Don't include pictures. Quote the lines below from the first through the line that contains "(j4) at (385,509);".

— START DATASET SECTION —

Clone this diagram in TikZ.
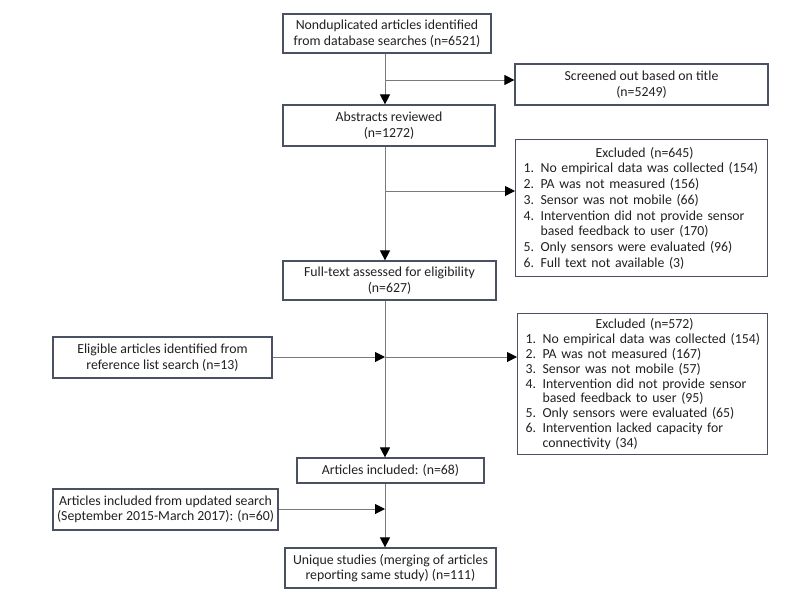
\documentclass[tikz,border=0pt]{standalone}
\usepackage{fontspec}
\setmainfont{Carlito}
\usetikzlibrary{arrows.meta}
\definecolor{boxline}{HTML}{4A5160}
\definecolor{conline}{HTML}{7A7A7A}
\definecolor{txt}{HTML}{202020}
\tikzset{
  box/.style={draw=boxline, line width=1.2pt, inner sep=0pt, align=center,
    font=\fontsize{13.8}{15.5}\selectfont, text=txt},
  listbox/.style={draw=boxline, line width=1.2pt, inner xsep=8pt, inner ysep=0pt,
    align=left, anchor=north west, text=txt},
  arr/.style={draw=conline, line width=1pt, -{Triangle[length=10pt,width=10pt,color=black]}},
  con/.style={draw=conline, line width=1pt}
}
\newcommand{\itm}[2]{\makebox[17pt][l]{#1}\mbox{#2}}
\newcommand{\cnt}[1]{\hspace*{17pt}\mbox{#1}}
\begin{document}
\begin{tikzpicture}[x=1pt,y=-1pt]
\useasboundingbox (0,0) rectangle (800,600);
\coordinate (spine) at (385,0);
\coordinate (j1) at (385,80);
\coordinate (j2) at (385,191);
\coordinate (j3) at (385,357);
\coordinate (j4) at (385,509);

\node[box, minimum width=208pt, minimum height=39pt] (b1) at (387,33.5)
  {Nonduplicated articles identified\\from database searches (n=6521)};
\node[box, minimum width=253pt, minimum height=41pt] (scr) at (641.5,84.5)
  {Screened out based on title\\(n=5249)};
\node[box, minimum width=212pt, minimum height=41pt] (b2) at (389,125.5)
  {Abstracts reviewed\\(n=1272)};
\node[listbox, text width=236pt, minimum height=137pt,
      font=\fontsize{13.8}{15.7}\selectfont] (ex1) at (515,139)
  {\hspace*{72pt}Excluded (n=645)\\
   \itm{1.}{No empirical data was collected (154)}\\
   \itm{2.}{PA was not measured (156)}\\
   \itm{3.}{Sensor was not mobile (66)}\\
   \itm{4.}{Intervention did not provide sensor}\\
   \cnt{based feedback to user (170)}\\
   \itm{5.}{Only sensors were evaluated (96)}\\
   \itm{6.}{Full text not available (3)}};
\node[box, minimum width=213pt, minimum height=39pt] (b3) at (389.5,280.5)
  {Full-text assessed for eligibility\\(n=627)};
\node[box, minimum width=219pt, minimum height=41pt] (elig) at (162.5,357.5)
  {Eligible articles identified from\\reference list search (n=13)};
\node[listbox, text width=234pt, minimum height=141pt,
      font=\fontsize{13.8}{14.8}\selectfont] (ex2) at (517,313)
  {\hspace*{70pt}Excluded (n=572)\\
   \itm{1.}{No empirical data was collected (154)}\\
   \itm{2.}{PA was not measured (167)}\\
   \itm{3.}{Sensor was not mobile (57)}\\
   \itm{4.}{Intervention did not provide sensor}\\
   \cnt{based feedback to user (95)}\\
   \itm{5.}{Only sensors were evaluated (65)}\\
   \itm{6.}{Intervention lacked capacity for}\\
   \cnt{connectivity (34)}};
\node[box, minimum width=187pt, minimum height=25pt] (b4) at (390.5,470.5)
  {Articles included: (n=68)};
\node[box, minimum width=225pt, minimum height=41pt] (upd) at (165.5,509.5)
  {Articles included from updated search\\(September 2015-March 2017): (n=60)};
\node[box, minimum width=211pt, minimum height=40pt] (b5) at (390.5,568)
  {Unique studies (merging of articles\\reporting same study) (n=111)};

\draw[arr] (b1.south -| spine) -- (b2.north -| spine);
\draw[arr] (j1) -- (j1 -| scr.west);
\draw[arr] (b2.south -| spine) -- (b3.north -| spine);
\draw[arr] (j2) -- (j2 -| ex1.west);
\draw[arr] (b3.south -| spine) -- (b4.north -| spine);
\draw[arr] (elig.east |- j3) -- (j3);
\draw[arr] (j3) -- (j3 -| ex2.west);
\draw[arr] (b4.south -| spine) -- (b5.north -| spine);
\draw[arr] (upd.east |- j4) -- (j4);
\end{tikzpicture}
\end{document}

— END DATASET SECTION —

SOLUTION TO THIS EXERCISE:
Clone this diagram in TikZ.
\documentclass[tikz,border=0pt]{standalone}
\usepackage{fontspec}
\setmainfont{Carlito}
\usetikzlibrary{arrows.meta}
\definecolor{boxline}{HTML}{4A5160}
\definecolor{conline}{HTML}{7A7A7A}
\definecolor{txt}{HTML}{202020}
\tikzset{
  box/.style={draw=boxline, line width=1.2pt, inner sep=0pt, align=center,
    font=\fontsize{13.8}{15.5}\selectfont, text=txt},
  listbox/.style={draw=boxline, line width=1.2pt, inner xsep=8pt, inner ysep=0pt,
    align=left, anchor=north west, text=txt},
  arr/.style={draw=conline, line width=1pt, -{Triangle[length=10pt,width=10pt,color=black]}},
  con/.style={draw=conline, line width=1pt}
}
\newcommand{\itm}[2]{\makebox[17pt][l]{#1}\mbox{#2}}
\newcommand{\cnt}[1]{\hspace*{17pt}\mbox{#1}}
\begin{document}
\begin{tikzpicture}[x=1pt,y=-1pt]
\useasboundingbox (0,0) rectangle (800,600);
\coordinate (spine) at (385,0);
\coordinate (j1) at (385,80);
\coordinate (j2) at (385,191);
\coordinate (j3) at (385,357);
\coordinate (j4) at (385,509);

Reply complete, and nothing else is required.